KONFOSIANISME/KUNFUSIANISME
Pemikiran ini muncul setelah Kung Fu Tze melihat kekacauan dalam masyarakat, dimana terdapat banyak peperangan, yang berakibat muncul masalah anarki sosial. Satu sisi Kung Fu Tze tidak setuju dengan pemikiran pada realis yang mendahulukan kekuatan atau kekerasan dalam menegakkan kepatuhan. Dilain pihak Kung Fu Tze juga tidak terlalu setuju dengan konsep cinta kasih yang dipaparkan oleh kaum Mohisme karena cinta kasih yang tidak mengenal perbedaan akan menyebabkan kemerosotan nilai.
Kung Fu Tze melihat ada satu titik terang dalam mengatasi masalah yang dihadapi oleh masyarakatnya pada saat itu, yaitu menemukan kembali “lem perekat” yang selama ini telah hilang. Perekat yang dapat menyatukan kembali setiap elemen yang ada dalam masyarakatnya agar kembali berfungsi sebagaimana layaknya sebuah masyarakat.
Kung Fu Tze menyadari bahwa “lem perekat” tersebut adalah Adat Istiadat. Ada dua fungsi penting adat istiadat, pertama adalah kemampuan adat istiadat yang luar biasa untuk mengendalikan perbuatan-perbuatan yang bersifat asosial. Kedua, tahap sosialisasi dari adat istiadat ini berjalan dengan spontan tanpa pemikiran khusus. Anggota masyarakat menerima adat istiadat itu tanpa bertanya dan tanpa sadar. (Smith,1999,197)

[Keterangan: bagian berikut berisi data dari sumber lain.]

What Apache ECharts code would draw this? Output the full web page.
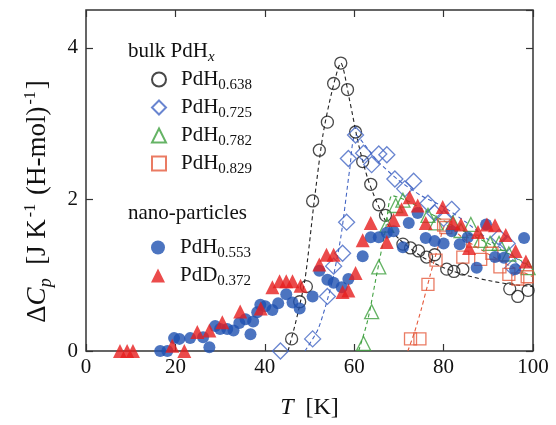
<!DOCTYPE html>
<html>
<head>
<meta charset="utf-8">
<script src="https://cdn.jsdelivr.net/npm/echarts@6/dist/echarts.min.js"></script>
<style>
  html, body { margin: 0; padding: 0; background: #fff; }
  #chart { width: 556px; height: 425px; }
</style>
</head>
<body>
<div id="chart"></div>
<script>
// bulk PdHx  [T (K), dCp]
var bulk638 = [[46.0,0.16],[47.8,0.65],[49.3,0.85],[50.7,1.98],[52.2,2.65],[54.0,3.02],[55.4,3.53],[57.0,3.80],[58.5,3.45],[60.3,2.89],[61.9,2.50],[63.7,2.20],[65.5,1.93],[67.0,1.79],[70.9,1.41],[72.6,1.36],[74.4,1.32],[76.2,1.24],[78.0,1.27],[80.7,1.08],[82.3,1.05],[84.3,1.08],[94.8,0.82],[96.6,0.72],[98.9,0.80]];
var bulk725 = [[43.5,0.0],[50.7,0.16],[54.0,0.72],[55.4,1.12],[57.4,1.29],[58.3,1.70],[58.7,2.54],[60.3,2.85],[62.1,2.61],[63.9,2.46],[65.5,2.60],[67.3,2.59],[69.1,2.27],[71.3,2.14],[73.3,2.24],[76.5,1.95],[78.0,1.82],[80.0,1.75],[81.8,1.87],[92.4,1.50],[94.2,1.42],[95.5,1.10]];
var bulk782 = [[62.1,0.10],[63.9,0.52],[65.5,1.11],[67.3,1.66],[69.3,1.92],[70.9,1.99],[76.5,1.79],[78.3,1.69],[82.1,1.69],[83.9,1.59],[86.1,1.67],[88.3,1.46],[90.4,1.42],[92.4,1.42],[94.6,1.28],[98.9,1.10]];
var bulk829 = [[72.6,0.16],[74.7,0.16],[76.5,0.88],[78.3,1.20],[80.0,1.66],[80.5,1.63],[84.3,1.24],[86.5,1.45],[88.3,1.21],[90.8,1.29],[92.6,1.11],[94.6,1.01],[96.6,0.95],[98.7,0.98]];
// nano-particles
var nano553 = [[16.6,0.0],[18.2,0.0],[19.7,0.17],[20.9,0.16],[23.3,0.17],[26.2,0.18],[27.6,0.05],[28.9,0.33],[30.0,0.29],[31.6,0.29],[33.0,0.27],[34.3,0.37],[35.7,0.42],[36.8,0.22],[37.4,0.39],[38.3,0.51],[39.0,0.61],[40.1,0.59],[41.7,0.54],[43.0,0.63],[44.8,0.75],[46.2,0.64],[47.8,0.56],[50.7,0.72],[52.2,1.06],[54.0,0.94],[55.4,0.90],[57.2,0.84],[58.7,0.95],[61.9,1.25],[63.7,1.50],[65.5,1.50],[67.3,1.56],[68.8,1.58],[70.9,1.37],[72.2,1.69],[74.2,1.82],[76.0,1.49],[78.0,1.45],[80.0,1.42],[81.8,1.58],[83.6,1.41],[85.4,1.50],[87.4,1.10],[89.5,1.67],[91.5,1.24],[93.5,1.23],[96.0,1.08],[98.0,1.49]];
var nanoD372 = [[7.6,0.0],[9.2,0.0],[10.5,0.0],[19.3,0.07],[22.0,0.0],[24.9,0.25],[27.6,0.27],[30.5,0.38],[34.5,0.52],[39.1,0.56],[41.7,0.84],[43.3,0.92],[44.8,0.92],[46.2,0.92],[48.0,0.86],[52.2,1.14],[53.8,1.27],[55.4,1.27],[57.4,0.78],[58.7,0.80],[60.3,1.03],[61.9,1.46],[63.7,1.69],[67.3,1.44],[68.8,1.73],[70.6,1.87],[72.4,2.03],[74.2,1.92],[76.0,1.69],[79.8,1.90],[82.1,1.69],[83.9,1.67],[85.7,1.36],[87.7,1.57],[89.7,1.67],[91.5,1.66],[93.9,1.53],[96.1,1.32],[98.4,1.18]];
// dashed guide curves
var fit638 = [[45.2,0],[47,0.4],[49,0.95],[51,1.95],[53,2.85],[55,3.42],[57,3.8],[59,3.3],[61,2.72],[63,2.28],[65,1.97],[67,1.72],[70,1.48],[75,1.25],[80,1.1],[85,1.0],[90,0.93],[95,0.88],[100,0.85]];
var fit725 = [[49,0],[52,0.3],[55,0.9],[57,1.5],[59,2.4],[60.3,2.85],[65,2.52],[70,2.25],[75,2.05],[80,1.9],[85,1.7],[90,1.47],[95,1.27],[100,1.08]];
var fit782 = [[61,0],[63,0.4],[65,1.0],[67,1.6],[68.5,2.05],[72,1.98],[75,1.88],[80,1.72],[85,1.57],[90,1.42],[95,1.27],[100,1.1]];
var fit829 = [[72,0],[73.5,0.25],[75,0.55],[77,1.0],[79,1.42],[80.5,1.66],[85,1.46],[90,1.28],[95,1.12],[100,0.98]];

var serif = 'Liberation Serif';
var bulkNames = ['PdH0.638', 'PdH0.725', 'PdH0.782', 'PdH0.829'];
var nanoNames = ['PdH0.553', 'PdD0.372'];

function hollow (name, data, symbol, size, color) {
  return {
    name: name, type: 'scatter', data: data, symbol: symbol, symbolSize: size,
    itemStyle: { color: 'rgba(255,255,255,0)', borderColor: color, borderWidth: 1.3 },
    z: 3
  };
}
function filled (name, data, symbol, size, color) {
  return {
    name: name, type: 'scatter', data: data, symbol: symbol, symbolSize: size,
    itemStyle: { color: color }, z: 4
  };
}
function guide (data, color) {
  return {
    type: 'line', data: data, smooth: 0.25, showSymbol: false, silent: true,
    lineStyle: { color: color, width: 1.1, type: [4, 3] }, z: 2
  };
}

var myChart = echarts.init(document.getElementById('chart'));
var legendRich = {
  a: { fontFamily: serif, fontSize: 21, color: '#111', verticalAlign: 'middle' },
  b: { fontFamily: serif, fontSize: 15, color: '#111', verticalAlign: 'top', padding: [12, 0, 0, 0] }
};
function legendFmt (name) {
  return '{a|' + name.slice(0, 3) + '}{b|' + name.slice(3) + '}';
}
var tickAxis = {
  axisLine: { show: false, onZero: false },
  axisTick: { inside: true, length: 7, lineStyle: { color: '#333', width: 1.2 } },
  splitLine: { show: false }
};

option = {
  animation: false,
  backgroundColor: '#fff',
  grid: { left: 86, right: 23, top: 10, bottom: 73, show: true, borderColor: '#333', borderWidth: 1.5 },
  xAxis: [Object.assign({
    type: 'value', min: 0, max: 100, interval: 20,
    name: '{i|T}{n|  [K]}', nameLocation: 'middle', nameGap: 45,
    nameTextStyle: { rich: {
      i: { fontFamily: serif, fontStyle: 'italic', fontSize: 24, color: '#111' },
      n: { fontFamily: serif, fontSize: 24, color: '#111' } } },
    axisLabel: { fontFamily: serif, fontSize: 21, color: '#111', margin: 6 }
  }, tickAxis), Object.assign({
    type: 'value', min: 0, max: 100, interval: 20, position: 'top',
    axisLabel: { show: false }
  }, tickAxis)],
  yAxis: [Object.assign({
    type: 'value', min: 0, max: 4.5, interval: 2,
    name: '{n|Δ}{i|C}{s|p}{n|  [J K}{u|-1}{n| (H-mol)}{u|-1}{n|]}',
    nameLocation: 'middle', nameGap: 31,
    nameTextStyle: { padding: [0, 42, 0, 0], rich: {
      n: { fontFamily: serif, fontSize: 27, color: '#111', verticalAlign: 'middle' },
      i: { fontFamily: serif, fontStyle: 'italic', fontSize: 27, color: '#111', verticalAlign: 'middle' },
      s: { fontFamily: serif, fontStyle: 'italic', fontSize: 18, color: '#111', verticalAlign: 'top', padding: [16, 0, 0, 0] },
      u: { fontFamily: serif, fontSize: 16, color: '#111', verticalAlign: 'bottom', padding: [0, 2, 16, 2] } } },
    axisLabel: { fontFamily: serif, fontSize: 21, color: '#111', margin: 8, showMaxLabel: false }
  }, tickAxis), Object.assign({
    type: 'value', min: 0, max: 4.5, interval: 2, position: 'right',
    axisLabel: { show: false }
  }, tickAxis)],
  legend: [{
    data: bulkNames, orient: 'vertical', left: 146, top: 64,
    itemWidth: 14, itemHeight: 14, itemGap: 4,
    formatter: legendFmt,
    textStyle: { rich: legendRich, padding: [0, 0, 0, 10] }
  }, {
    data: nanoNames, orient: 'vertical', left: 146, top: 232,
    itemWidth: 14, itemHeight: 14, itemGap: 4,
    formatter: legendFmt,
    textStyle: { rich: legendRich, padding: [0, 0, 0, 10] }
  }],
  graphic: [{
    type: 'text', left: 128, top: 41,
    style: { rich: {
      a: { fontFamily: serif, fontSize: 21, fill: '#111', verticalAlign: 'middle' },
      x: { fontFamily: serif, fontStyle: 'italic', fontSize: 15, fill: '#111', verticalAlign: 'top', padding: [12, 0, 0, 0] } },
      text: '{a|bulk PdH}{x|x}' }
  }, {
    type: 'text', left: 128, top: 203,
    style: { text: 'nano-particles', fontFamily: serif, fontSize: 21, fill: '#111' }
  }],
  series: [
    guide(fit638, '#222'),
    guide(fit725, '#4466c4'),
    guide(fit782, '#3fa03f'),
    guide(fit829, '#e55a3c'),
    hollow('PdH0.638', bulk638, 'circle', 12, '#1a1a1a'),
    hollow('PdH0.725', bulk725, 'diamond', 16, '#4466c4'),
    hollow('PdH0.782', bulk782, 'triangle', 14, '#3fa03f'),
    hollow('PdH0.829', bulk829, 'rect', 12, '#e55a3c'),
    filled('PdH0.553', nano553, 'circle', 12, '#1f51b0'),
    filled('PdD0.372', nanoD372, 'triangle', 14, '#e61e1e')
  ]
};

myChart.setOption(option);
window.addEventListener('resize', function () {
  myChart.resize();
});
</script>
</body>
</html>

Pada masa Kung Fu Tze, seperti telah diceritakan pada bab ini, terjadi banyak peperangan dan penurunan moral. Kejadian ini disebabkan karena telah menurunnya rasa kebersamaan yang diwujudkan dalam bentuk adat istiadat atau tradisi. Walter Lippmann mengatakan bahwa ketika tradisi mulai ditinggalkan dalam masyarakat maka masyarakat tersebut dalam keadaan terancam. Dan jika terputusnya kesinambungan tradisi itu tidak diperbaiki maka masyarakat tersebut akan terjerumus kedalam peperangan antar golongan.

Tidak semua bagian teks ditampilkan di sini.